After Last Night

I previewed President Trump’s campaign kickoff here, and then watched the whole event live. I thought it was highly impressive. Here are my observations:

At 73, Trump remains a force of nature. He spoke for an hour and a quarter or an hour and a half, vigorously to say the least. Actually, I would like to see a less Castroite Trump; I thought his speech flagged during the last 15 minutes or so. But as a performer, he is unmatched among politicians, and he has improved vastly since he began running for president.

Trump has one move that I love: he will finish a point to raucous applause from the crowd. Then he will turn 90 degrees away from the podium and walk 15 or 20 feet down the stage, with a fixed, determined expression. He then turns around and walks back to the podium. I can’t recall seeing any other speaker do this, and there is no one else in politics who could even attempt it. But for Trump, I think it works beautifully.

The Democratic candidates’ rallies are pitiful compared with Trump’s. Reportedly, some people stayed in line for 40 hours to get into the arena in Orlando. Twenty thousand people packed the arena, with thousands more outside, just enjoying the occasion. His reception was rapturous. Last night’s campaign kickoff was a preview of many more such rallies in the coming months. I don’t see any of the Democratic contenders coming close to matching Trump’s campaign events.

Trump laid into the Democrats over Russiagate early in his speech, and strongly. This, too, is a harbinger of things to come. When it comes to scandals, Trump is on offense. At some point, William Barr will give us the closest thing we will see to a definitive account of Russiagate, which will only give the president more material to work with.
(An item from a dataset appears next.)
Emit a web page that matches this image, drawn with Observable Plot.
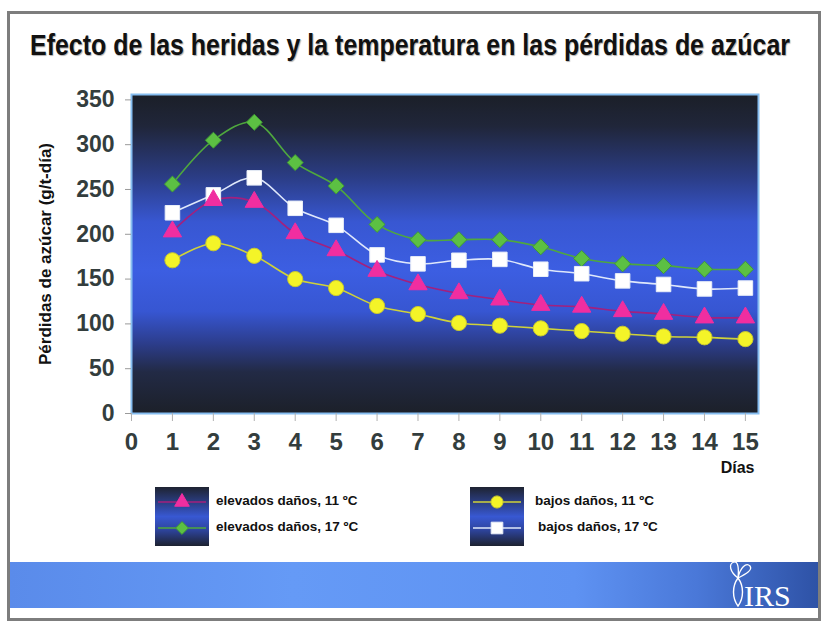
<!DOCTYPE html>
<html><head><meta charset="utf-8">
<script src="https://cdn.jsdelivr.net/npm/d3@7"></script>
<script src="https://cdn.jsdelivr.net/npm/@observablehq/plot@0.6"></script>
<style>
body{margin:0;background:#fff;width:825px;height:632px;position:relative;overflow:hidden;font-family:"Liberation Sans",Arial,sans-serif;}
#frame{position:absolute;left:7px;top:11px;width:808px;height:604px;border:3px solid #7d7d7d;}
#title{position:absolute;left:30px;top:28px;font:bold 30px "Liberation Sans Narrow","Liberation Sans",sans-serif;white-space:nowrap;transform-origin:0 0;color:#111;text-shadow:1px 1px 1px #b0b0b0;}
#chart{position:absolute;left:0;top:80px;}
.legbox{position:absolute;top:487px;}
.legtxt{position:absolute;font:bold 13.5px "Liberation Sans",Arial,sans-serif;color:#111;white-space:nowrap;}
#banner{position:absolute;left:10px;top:562px;width:808px;height:46px;background:linear-gradient(to right,#5a8bea 0%,#659af6 35%,#5e92f2 70%,#4a78d8 85%,#2e52a6 100%);}
#logo{position:absolute;left:722px;top:556px;}
</style>
</head><body>
<div id="frame"></div>
<div id="title">Efecto de las heridas y la temperatura en las pérdidas de azúcar</div>
<div id="chart"></div>
<div id="legend"></div>
<div id="banner"></div>
<svg id="logo" width="80" height="55"></svg>
<script>
// ---- data ----
const days = [1,2,3,4,5,6,7,8,9,10,11,12,13,14,15];
const elevados11 = [203,238,236,201,182,159,144,134,127,121,119,114,111,107,107];
const elevados17 = [256,305,325,280,254,211,194,194,194,186,173,167,165,161,161];
const bajos11 = [171,190,176,150,140,120,111,101,98,95,92,89,86,85,83];
const bajos17 = [224,244,263,229,210,177,167,171,172,161,156,148,144,139,140];
const seriesNames = ["elevados daños, 17 ºC","bajos daños, 17 ºC","elevados daños, 11 ºC","bajos daños, 11 ºC"];
const xTicks = [0,1,2,3,4,5,6,7,8,9,10,11,12,13,14,15];
const yTicks = [0,50,100,150,200,250,300,350];
const yLabel = "Pérdidas de azúcar (g/t-día)";
const xLabel = "Días";

const styles = {
  "elevados daños, 17 ºC": {values: elevados17, line:"#4fa83e", fill:"#5cc043", stroke:"#3f9a34", symbol:"diamond2", r:7.2},
  "bajos daños, 17 ºC":    {values: bajos17, line:"#dfe8fb", fill:"#ffffff", stroke:"#e8eef8", symbol:"square", r:8.2},
  "elevados daños, 11 ºC": {values: elevados11, line:"#a3207e", fill:"#f02ea0", stroke:"#f02ea0", symbol:"triangle", r:6.8},
  "bajos daños, 11 ºC":    {values: bajos11, line:"#cfd23a", fill:"#f4f428", stroke:"#c8c830", symbol:"circle", r:7.6}
};

const marks = [Plot.frame({fill:"url(#plotbg)", stroke:"#86bdf0", strokeWidth:2})];
for (const name of seriesNames) {
  const s = styles[name];
  const rows = days.map((d,i)=>({day:d, value:s.values[i]}));
  marks.push(Plot.line(rows, {x:"day", y:"value", stroke:s.line, strokeWidth:1.6, curve:"catmull-rom"}));
}
for (const name of seriesNames) {
  const s = styles[name];
  const rows = days.map((d,i)=>({day:d, value:s.values[i]}));
  marks.push(Plot.dot(rows, {x:"day", y:"value", symbol:s.symbol, r:s.r, fill:s.fill, stroke:s.stroke, strokeWidth:1}));
}
marks.push(Plot.axisY({ticks:yTicks, tickSize:6, tickPadding:11, fontSize:23, fill:"#333d3d", stroke:"#9a9a9a", label:null}));
marks.push(Plot.axisX({ticks:xTicks, tickSize:8, tickPadding:11, fontSize:24, fill:"#333d3d", stroke:"#b0b0b0", label:null}));
marks.push(Plot.text([yLabel], {frameAnchor:"left", dx:-86, rotate:-90, textAnchor:"middle", fontSize:17, fill:"#111", text:d=>d}));
marks.push(Plot.text([xLabel], {frameAnchor:"bottom-right", dx:-4, dy:59, textAnchor:"end", fontSize:16, fill:"#111", text:d=>d}));

const svg = Plot.plot({
  width:825, height:400,
  marginLeft:131, marginRight:67, marginTop:14, marginBottom:67,
  x:{domain:[0,15.32]},
  y:{domain:[0,356]},
  style:{fontFamily:"'Liberation Sans', Arial, sans-serif", fontWeight:"bold", background:"transparent", overflow:"visible"},
  marks
});
const defs = d3.select(svg).insert("defs", ":first-child");
function addGrad(id){
  const g = defs.append("linearGradient").attr("id",id).attr("x1",0).attr("y1",0).attr("x2",0).attr("y2",1);
  [[0,"#1b1f28"],[0.1,"#20263a"],[0.26,"#2b3d86"],[0.4,"#3857d2"],[0.55,"#3c5ee2"],[0.68,"#3756d2"],[0.78,"#2c3d8c"],[0.87,"#222a45"],[1,"#1c2029"]]
    .forEach(([o,c])=>g.append("stop").attr("offset",o).attr("stop-color",c));
}
addGrad("plotbg");
document.getElementById("chart").appendChild(svg);

// title width fit
const t = document.getElementById("title");
const w = t.getBoundingClientRect().width;
t.style.transform = `scaleX(${760/w})`;

// legend
const leg = document.getElementById("legend");
const legendGroups = [
  {left:155, items:["elevados daños, 11 ºC","elevados daños, 17 ºC"], textLeft:[216,216]},
  {left:470, items:["bajos daños, 11 ºC","bajos daños, 17 ºC"], textLeft:[535,538]}
];
const symMap = {triangle:d3.symbolTriangle, diamond2:d3.symbolDiamond2, square:d3.symbolSquare, circle:d3.symbolCircle};
legendGroups.forEach((g,gi)=>{
  const box = d3.create("svg").attr("class","legbox").attr("width",54).attr("height",59).style("left",g.left+"px");
  const gd = box.append("defs").append("linearGradient").attr("id","lg"+gi).attr("x1",0).attr("y1",0).attr("x2",0).attr("y2",1);
  [[0,"#1e2331"],[0.3,"#2d4290"],[0.5,"#3858d2"],[0.72,"#2e45a0"],[1,"#1d2230"]].forEach(([o,c])=>gd.append("stop").attr("offset",o).attr("stop-color",c));
  box.append("rect").attr("width",54).attr("height",59).attr("fill",`url(#lg${gi})`);
  g.items.forEach((name,i)=>{
    const s = styles[name];
    const y = i===0 ? 15 : 41;
    box.append("line").attr("x1",3).attr("x2",51).attr("y1",y).attr("y2",y).attr("stroke",s.line).attr("stroke-width",1.4);
    box.append("path").attr("d",d3.symbol(symMap[s.symbol], Math.PI*(s.r*0.8)**2)()).attr("transform",`translate(27,${y})`)
      .attr("fill",s.fill).attr("stroke",s.stroke);
    const tx = document.createElement("div");
    tx.className="legtxt"; tx.textContent=name;
    tx.style.left = g.textLeft[i]+"px"; tx.style.top = (487+y-9)+"px";
    leg.appendChild(tx);
  });
  leg.appendChild(box.node());
});

// IRS logo
const logo = d3.select("#logo");
logo.append("text").attr("x",22).attr("y",50).attr("fill","#fff").attr("font-family","'Liberation Serif',serif").attr("font-size",30).text("IRS");
logo.append("path").attr("d","M16,22 C10,30 10,42 16,50 C22,42 22,30 16,22 Z").attr("fill","none").attr("stroke","#fff").attr("stroke-width",1.4);
logo.append("path").attr("d","M16,22 C8,16 6,8 12,6 C16,5 17,12 16,22 C18,12 24,6 28,10 C31,14 24,18 16,22").attr("fill","none").attr("stroke","#fff").attr("stroke-width",1.3);
</script>
</body></html>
News coverage of last night’s rally was predictable: it was mostly about how Trump was dark, angry, vengeful. Such stories are aimed at those who didn’t see Trump’s speech. The mood at a Trump rally is festive. The people lucky enough to be inside the arena are having fun. Optimism and positivity are in the air. Sure, Trump goes after the Democrats. But what about the Democrats’ speeches? Don’t they consist largely of vicious attacks on President Trump? But does the press ever describe the Democrats’ events as dark, angry and vengeful? Not that I have seen.

Here I part company somewhat with Paul, who thinks Trump’s savaging of the Democrats will energize his base but won’t win over swing voters. That is probably true, but when a politician kicks off his or her campaign, the message is directed to core supporters. This is true on the Democratic side, too. How Trump will craft his appeal to middle of the roaders–I guess there are some left–remains to be seen.

All in all, I thought it was an excellent start to the 2020 campaign, not least because it took the spotlight away from the Democrats, at least briefly.